The promotional sales hype this weekend is the perfect spring board for the festive season deals which follow it. It spells the start of the peak season for retailers and in theory, every consumer’s dream – special discounts, free gifts and free delivery.
Hennie Heymans, CEO of DHL Express Sub-Saharan Africa, points out that consumers need to understand international shipping processes in order to maximise their savings during this period. With express logistics providers forming a pivotal part of the value chain, this is also the peak period for the express logistics industry, where a huge spike in volumes is seen.
Coupled with the huge spike in volumes, there is often also an increase in customer enquiries when goods bought online from an overseas or cross border retailers are held up as import duties and VAT had not been considered. This can cause major frustration for customers and sometimes, the ‘great deal’ turns out to be a lot more costly than originally anticipated.
In light of this, Heymans offers his top tips for being online shopping savvy:

Gifts are not automatically exempted from duties and taxes
When purchasing a product online and sending it as a gift, check on the receiving country’s regulations to avoid the recipient being held liable for additional charges. For example, Customs Bureaus in Angola have legislated tax-free exemptions for gifts to an individual as long as the value is less than $350. In Zimbabwe, the limit is $10, in Kenya the limit is $20 and in Mozambique, a mere $8. This shows the varying limits for exemptions and demonstrates the importance of checking local regulations prior to making your online purchases.

Don’t be caught off-guard by Customs’ import duties and taxes
Consumers need to be aware that they may have to pay customs duties for their online purchases. All shipments transported across international borders must be cleared through Customs, where, depending on the type of goods being shipped, they may also be subject to additional charges. Import duties and taxes differ in each country and are usually calculated as a percentage of the item value. Import shipments may also be subject to interventions by Customs where the price, contents and country of manufacture are often investigated to mitigate a wide range of risks.
This could result in delivery delays as well as additional costs.
Some e-retailers offer Delivered Duty Paid (DDP) terms which clearly communicates that all costs, inclusive of delivery, duties, taxes and clearance costs, are payable at checkout, to avoid any surprise costs at destination. However, the majority of e-tailers who offer delivery across borders only include the delivery cost. All additional costs specific to the import country are for the consumers to take on separately.

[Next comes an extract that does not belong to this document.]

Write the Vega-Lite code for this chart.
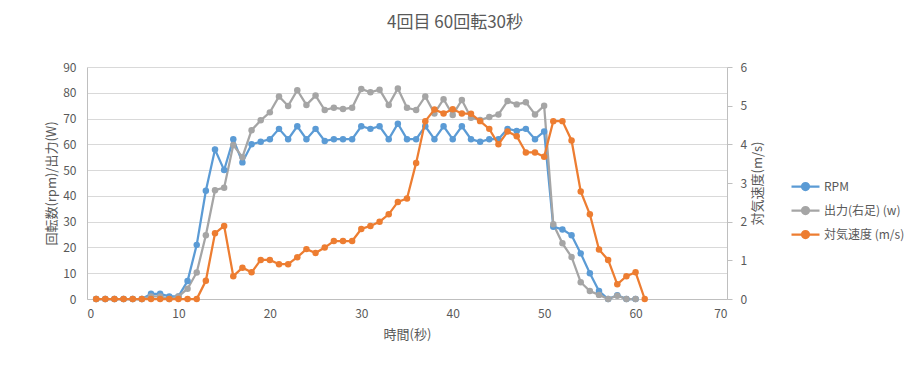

Be conscious of regulations/restrictions on certain products
Some products are prohibited or have certain limitations when imported. These could be aviation restrictions – for example – flammable liquids are categorised as dangerous goods, therefore importing of perfume, which contains alcohol, would be restricted. There may also be country specific restrictions – for example – on certain food or animal by-products.

Use reputable e-retailer websites with transparent delivery options
Be sure to only make online purchases from websites that are well-known and reputable. For peace of mind, it is advisable to select a premium courier delivery option, where the delivery process can be tracked from dispatch to final delivery.
“The pros far outweigh the cons of online shopping – there is no doubt about that,” says Heymans. “But knowledge is power, and if consumers take the time to do some research before shopping online from international sites – whether that be by checking regulations online or calling us for advice – it will put them in a better position to boost their savings.”